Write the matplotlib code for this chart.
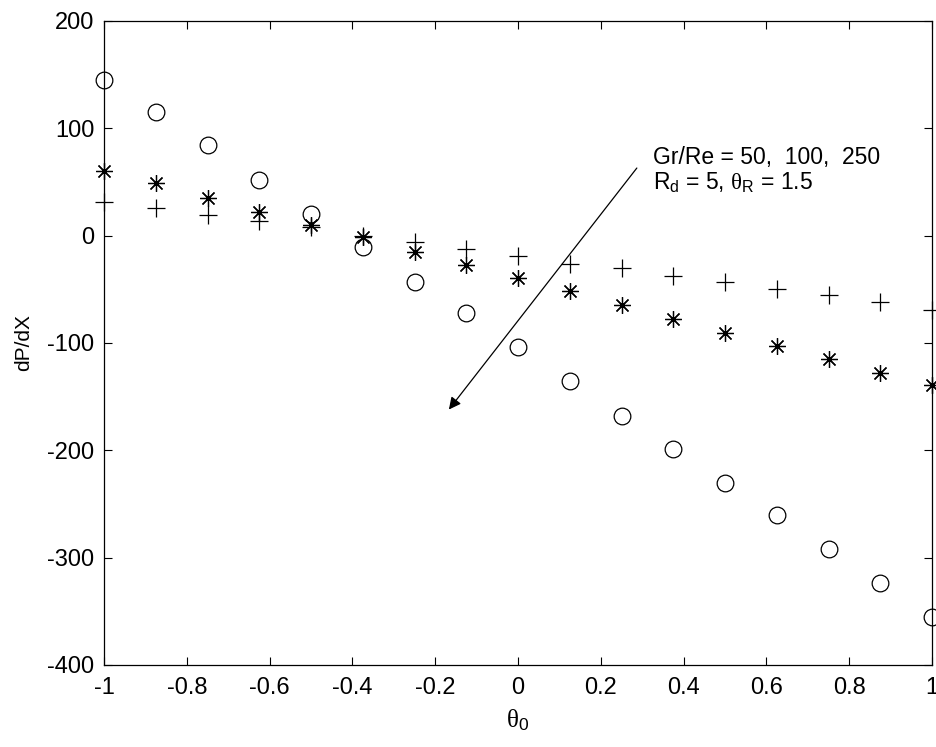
import matplotlib
matplotlib.use("Agg")
import matplotlib.pyplot as plt
import numpy as np

plt.rcParams['font.family'] = ['Liberation Sans', 'DejaVu Sans']
plt.rcParams['axes.unicode_minus'] = False
plt.rcParams['mathtext.fontset'] = 'custom'
plt.rcParams['mathtext.rm'] = 'Liberation Serif'
plt.rcParams['mathtext.sf'] = 'Liberation Sans'
plt.rcParams['mathtext.it'] = 'Liberation Serif:italic'

theta0 = [-1, -0.875, -0.75, -0.625, -0.5, -0.375, -0.25, -0.125, 0,
          0.125, 0.25, 0.375, 0.5, 0.625, 0.75, 0.875, 1]
grre50 = [31, 26, 19, 14, 8, 0, -6, -12, -19, -26, -30, -38, -43, -50, -55, -62, -69]
grre100 = [60, 49, 35, 22, 10, -1, -15, -27, -39, -52, -65, -78, -91, -103, -115, -128, -139]
grre250 = [145, 115, 84, 52, 20, -11, -43, -72, -104, -135, -168, -199, -230, -260, -292, -324, -355]

xticks = [-1, -0.8, -0.6, -0.4, -0.2, 0, 0.2, 0.4, 0.6, 0.8, 1]
xticklabels = ['-1', '-0.8', '-0.6', '-0.4', '-0.2', '0', '0.2', '0.4', '0.6', '0.8', '1']
yticks = [-400, -300, -200, -100, 0, 100, 200]

fig = plt.figure(figsize=(9.37, 7.47), dpi=100)
ax = fig.add_axes([0.111, 0.1098, 0.8837, 0.8621])

ax.plot(theta0, grre50, linestyle='none', marker='+', markersize=13,
        markeredgewidth=0.9, color='black', clip_on=False)
ax.plot(theta0, grre100, linestyle='none', marker=(8, 2, 0), markersize=12,
        markeredgewidth=0.9, color='black', clip_on=False)
ax.plot(theta0, grre250, linestyle='none', marker='o', markersize=12,
        markerfacecolor='none', markeredgewidth=0.9, color='black', clip_on=False)

ax.set_xlim(-1, 1)
ax.set_ylim(-400, 200)
ax.set_xticks(xticks)
ax.set_xticklabels(xticklabels)
ax.set_yticks(yticks)
ax.tick_params(direction='in', top=True, right=True, labelsize=17, length=6, width=0.8)
ax.tick_params(axis='x', pad=9)
ax.tick_params(axis='y', pad=7)
for s in ax.spines.values():
    s.set_linewidth(0.9)

ax.set_xlabel(r'$\mathrm{θ}_\mathsf{0}$', fontsize=18, labelpad=6)
ax.set_ylabel('dP/dX', fontsize=15, labelpad=10)

ax.annotate('', xy=(-0.167, -162), xytext=(0.287, 63),
            arrowprops=dict(arrowstyle='-|>', color='black', lw=0.9,
                            mutation_scale=18, shrinkA=0, shrinkB=0))
ax.text(0.326, 73, 'Gr/Re = 50,  100,  250', fontsize=16.5, ha='left', va='center')
ax.text(0.326, 49, r'R$_\mathsf{d}$ = 5, $\mathrm{θ}_\mathsf{R}$ = 1.5', fontsize=16.5, ha='left', va='center')

fig.savefig('out.png', dpi=100)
************
> _SET EXERCISE_: Exclude the pictures. Write out the remaining data exactly.

> _REPLY TO THE EXERCISE_:
Write the matplotlib code for this chart.
import matplotlib
matplotlib.use("Agg")
import matplotlib.pyplot as plt
import numpy as np

plt.rcParams['font.family'] = ['Liberation Sans', 'DejaVu Sans']
plt.rcParams['axes.unicode_minus'] = False
plt.rcParams['mathtext.fontset'] = 'custom'
plt.rcParams['mathtext.rm'] = 'Liberation Serif'
plt.rcParams['mathtext.sf'] = 'Liberation Sans'
plt.rcParams['mathtext.it'] = 'Liberation Serif:italic'

theta0 = [-1, -0.875, -0.75, -0.625, -0.5, -0.375, -0.25, -0.125, 0,
          0.125, 0.25, 0.375, 0.5, 0.625, 0.75, 0.875, 1]
grre50 = [31, 26, 19, 14, 8, 0, -6, -12, -19, -26, -30, -38, -43, -50, -55, -62, -69]
grre100 = [60, 49, 35, 22, 10, -1, -15, -27, -39, -52, -65, -78, -91, -103, -115, -128, -139]
grre250 = [145, 115, 84, 52, 20, -11, -43, -72, -104, -135, -168, -199, -230, -260, -292, -324, -355]

xticks = [-1, -0.8, -0.6, -0.4, -0.2, 0, 0.2, 0.4, 0.6, 0.8, 1]
xticklabels = ['-1', '-0.8', '-0.6', '-0.4', '-0.2', '0', '0.2', '0.4', '0.6', '0.8', '1']
yticks = [-400, -300, -200, -100, 0, 100, 200]

fig = plt.figure(figsize=(9.37, 7.47), dpi=100)
ax = fig.add_axes([0.111, 0.1098, 0.8837, 0.8621])

ax.plot(theta0, grre50, linestyle='none', marker='+', markersize=13,
        markeredgewidth=0.9, color='black', clip_on=False)
ax.plot(theta0, grre100, linestyle='none', marker=(8, 2, 0), markersize=12,
        markeredgewidth=0.9, color='black', clip_on=False)
ax.plot(theta0, grre250, linestyle='none', marker='o', markersize=12,
        markerfacecolor='none', markeredgewidth=0.9, color='black', clip_on=False)

ax.set_xlim(-1, 1)
ax.set_ylim(-400, 200)
ax.set_xticks(xticks)
ax.set_xticklabels(xticklabels)
ax.set_yticks(yticks)
ax.tick_params(direction='in', top=True, right=True, labelsize=17, length=6, width=0.8)
ax.tick_params(axis='x', pad=9)
ax.tick_params(axis='y', pad=7)
for s in ax.spines.values():
    s.set_linewidth(0.9)

ax.set_xlabel(r'$\mathrm{θ}_\mathsf{0}$', fontsize=18, labelpad=6)
ax.set_ylabel('dP/dX', fontsize=15, labelpad=10)

ax.annotate('', xy=(-0.167, -162), xytext=(0.287, 63),
            arrowprops=dict(arrowstyle='-|>', color='black', lw=0.9,
                            mutation_scale=18, shrinkA=0, shrinkB=0))
ax.text(0.326, 73, 'Gr/Re = 50,  100,  250', fontsize=16.5, ha='left', va='center')
ax.text(0.326, 49, r'R$_\mathsf{d}$ = 5, $\mathrm{θ}_\mathsf{R}$ = 1.5', fontsize=16.5, ha='left', va='center')

fig.savefig('out.png', dpi=100)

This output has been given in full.